▸ **GOAL OF THE EXERCISE**
Start at the line holding "What Bokeh code", stop at the line holding "from bokeh.resources import INLINE", and repeat those lines exactly, both ends included; skip the pictures.
**** SOURCE DATA
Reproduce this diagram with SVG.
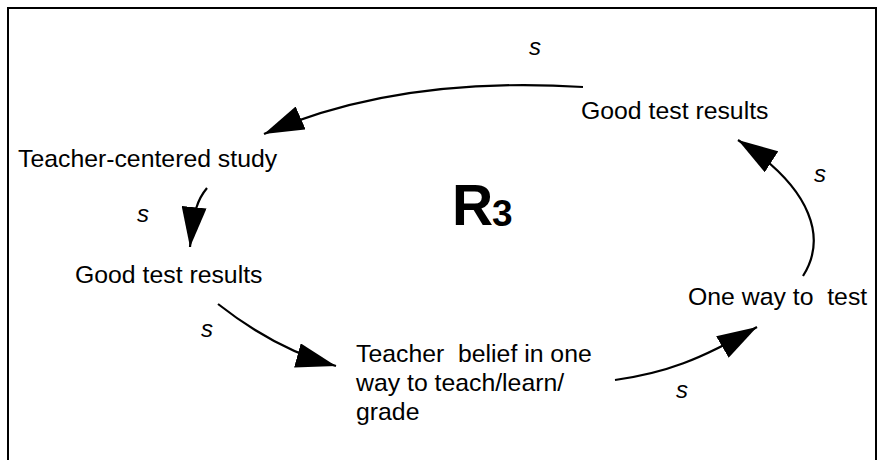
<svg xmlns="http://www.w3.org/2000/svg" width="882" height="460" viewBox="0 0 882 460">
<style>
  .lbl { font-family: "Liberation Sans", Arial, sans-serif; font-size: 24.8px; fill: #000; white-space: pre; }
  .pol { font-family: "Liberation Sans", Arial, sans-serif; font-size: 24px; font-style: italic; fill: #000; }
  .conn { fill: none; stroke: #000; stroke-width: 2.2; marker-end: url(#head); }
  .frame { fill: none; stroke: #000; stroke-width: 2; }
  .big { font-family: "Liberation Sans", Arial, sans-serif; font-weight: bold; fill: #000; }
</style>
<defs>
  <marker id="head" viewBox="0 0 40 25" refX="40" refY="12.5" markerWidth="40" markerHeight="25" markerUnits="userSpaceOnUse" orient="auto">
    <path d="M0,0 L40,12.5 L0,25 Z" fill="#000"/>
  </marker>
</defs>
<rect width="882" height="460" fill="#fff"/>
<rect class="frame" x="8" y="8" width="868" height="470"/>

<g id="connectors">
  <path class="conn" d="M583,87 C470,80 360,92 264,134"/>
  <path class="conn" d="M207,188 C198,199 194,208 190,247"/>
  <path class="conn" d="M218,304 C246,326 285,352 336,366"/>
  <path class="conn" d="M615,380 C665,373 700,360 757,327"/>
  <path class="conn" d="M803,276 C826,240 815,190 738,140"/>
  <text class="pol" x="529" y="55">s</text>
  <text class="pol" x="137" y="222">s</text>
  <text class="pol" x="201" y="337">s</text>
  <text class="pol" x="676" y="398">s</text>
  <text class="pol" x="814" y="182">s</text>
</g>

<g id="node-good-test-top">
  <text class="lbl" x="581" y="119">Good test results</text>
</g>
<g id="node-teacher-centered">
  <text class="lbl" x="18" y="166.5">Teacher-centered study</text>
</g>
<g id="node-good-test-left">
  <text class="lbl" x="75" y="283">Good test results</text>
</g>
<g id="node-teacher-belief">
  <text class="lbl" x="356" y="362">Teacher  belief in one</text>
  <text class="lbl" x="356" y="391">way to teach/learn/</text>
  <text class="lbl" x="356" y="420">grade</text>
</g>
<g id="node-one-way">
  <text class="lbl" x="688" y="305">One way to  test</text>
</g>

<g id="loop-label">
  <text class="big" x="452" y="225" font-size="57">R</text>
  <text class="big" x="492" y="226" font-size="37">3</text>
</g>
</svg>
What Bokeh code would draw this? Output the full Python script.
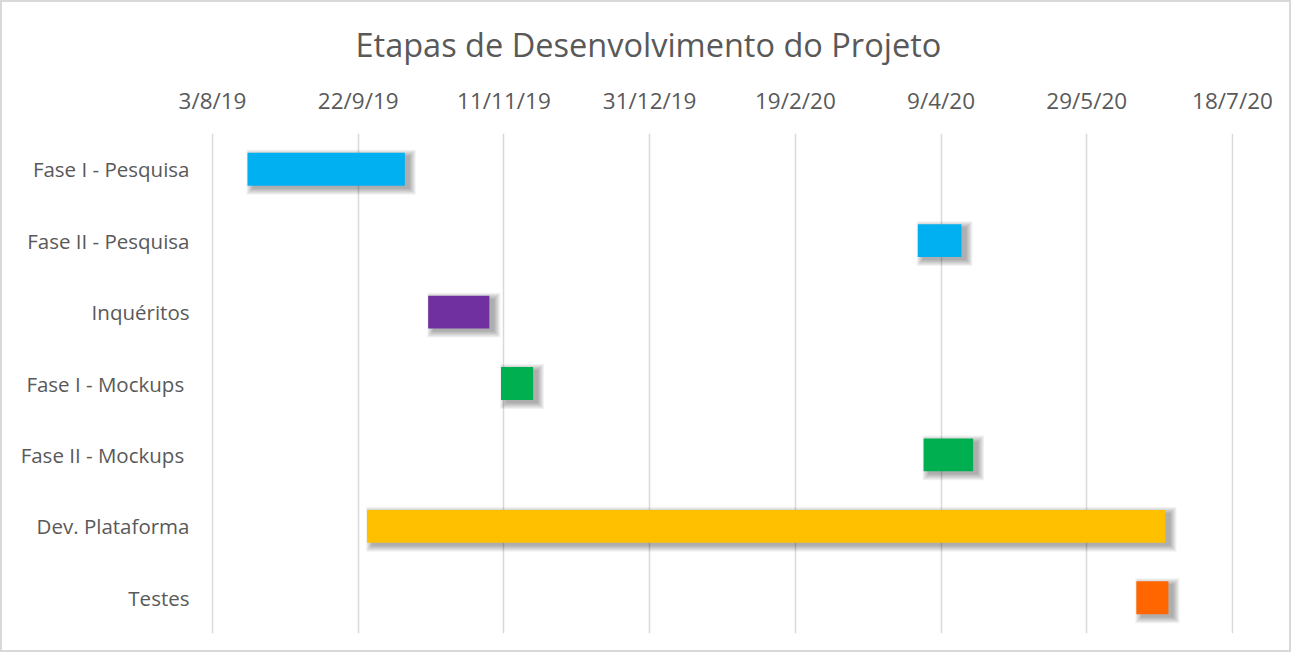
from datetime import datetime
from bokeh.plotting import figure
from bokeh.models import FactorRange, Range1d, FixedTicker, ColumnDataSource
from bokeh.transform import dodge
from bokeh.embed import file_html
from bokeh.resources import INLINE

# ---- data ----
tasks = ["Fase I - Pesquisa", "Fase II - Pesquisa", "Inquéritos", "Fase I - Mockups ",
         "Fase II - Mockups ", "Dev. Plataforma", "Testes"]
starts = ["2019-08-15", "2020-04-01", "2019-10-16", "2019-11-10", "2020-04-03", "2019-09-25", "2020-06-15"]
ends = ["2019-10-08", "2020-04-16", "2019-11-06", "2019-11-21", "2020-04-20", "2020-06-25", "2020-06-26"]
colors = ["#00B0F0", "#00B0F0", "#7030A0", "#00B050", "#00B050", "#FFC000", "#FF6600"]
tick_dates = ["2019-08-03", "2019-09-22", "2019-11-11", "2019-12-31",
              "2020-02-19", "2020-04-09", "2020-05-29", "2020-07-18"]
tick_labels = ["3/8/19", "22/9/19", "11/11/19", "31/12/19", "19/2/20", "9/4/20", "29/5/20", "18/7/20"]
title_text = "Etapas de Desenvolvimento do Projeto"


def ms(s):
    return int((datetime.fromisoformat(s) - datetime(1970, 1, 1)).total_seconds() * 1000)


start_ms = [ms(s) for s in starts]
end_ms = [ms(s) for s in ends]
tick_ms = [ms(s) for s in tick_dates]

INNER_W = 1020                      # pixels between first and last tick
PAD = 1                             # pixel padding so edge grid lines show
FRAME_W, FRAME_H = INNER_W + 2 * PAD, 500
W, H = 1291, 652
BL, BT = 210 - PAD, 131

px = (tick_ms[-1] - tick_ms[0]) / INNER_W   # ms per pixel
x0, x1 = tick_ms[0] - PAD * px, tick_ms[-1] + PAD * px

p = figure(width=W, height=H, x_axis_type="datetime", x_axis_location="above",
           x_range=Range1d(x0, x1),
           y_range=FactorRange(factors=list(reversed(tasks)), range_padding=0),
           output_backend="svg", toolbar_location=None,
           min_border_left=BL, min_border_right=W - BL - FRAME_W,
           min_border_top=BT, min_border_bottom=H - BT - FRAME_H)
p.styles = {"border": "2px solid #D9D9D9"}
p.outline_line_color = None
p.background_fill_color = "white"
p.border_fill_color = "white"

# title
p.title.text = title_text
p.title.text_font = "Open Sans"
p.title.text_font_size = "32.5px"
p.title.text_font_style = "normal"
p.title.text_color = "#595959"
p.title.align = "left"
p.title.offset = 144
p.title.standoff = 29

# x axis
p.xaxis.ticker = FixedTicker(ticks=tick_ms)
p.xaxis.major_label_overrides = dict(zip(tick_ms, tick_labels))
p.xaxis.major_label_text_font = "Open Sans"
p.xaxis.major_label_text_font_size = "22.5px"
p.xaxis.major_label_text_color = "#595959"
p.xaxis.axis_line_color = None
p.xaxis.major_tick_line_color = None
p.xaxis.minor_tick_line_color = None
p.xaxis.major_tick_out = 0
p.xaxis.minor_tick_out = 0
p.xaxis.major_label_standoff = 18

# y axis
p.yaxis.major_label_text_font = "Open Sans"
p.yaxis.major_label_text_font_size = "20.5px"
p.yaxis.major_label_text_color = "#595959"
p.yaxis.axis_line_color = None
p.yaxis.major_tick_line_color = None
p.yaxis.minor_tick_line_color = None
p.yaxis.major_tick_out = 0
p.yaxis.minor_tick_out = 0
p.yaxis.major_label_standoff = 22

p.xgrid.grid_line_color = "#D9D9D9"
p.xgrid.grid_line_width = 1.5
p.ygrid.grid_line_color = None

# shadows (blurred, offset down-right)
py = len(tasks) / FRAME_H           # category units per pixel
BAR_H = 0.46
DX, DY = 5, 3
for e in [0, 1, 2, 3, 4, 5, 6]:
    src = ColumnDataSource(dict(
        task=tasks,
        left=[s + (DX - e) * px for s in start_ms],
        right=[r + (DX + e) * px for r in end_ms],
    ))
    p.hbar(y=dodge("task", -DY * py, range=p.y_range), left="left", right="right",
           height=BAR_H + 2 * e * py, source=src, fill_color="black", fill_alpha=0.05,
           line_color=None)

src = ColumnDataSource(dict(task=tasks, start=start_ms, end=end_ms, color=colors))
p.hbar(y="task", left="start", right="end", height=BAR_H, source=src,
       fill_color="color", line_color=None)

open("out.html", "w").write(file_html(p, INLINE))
********
▸ **WRITTEN ANSWER**
What Bokeh code would draw this? Output the full Python script.
from datetime import datetime
from bokeh.plotting import figure
from bokeh.models import FactorRange, Range1d, FixedTicker, ColumnDataSource
from bokeh.transform import dodge
from bokeh.embed import file_html
from bokeh.resources import INLINE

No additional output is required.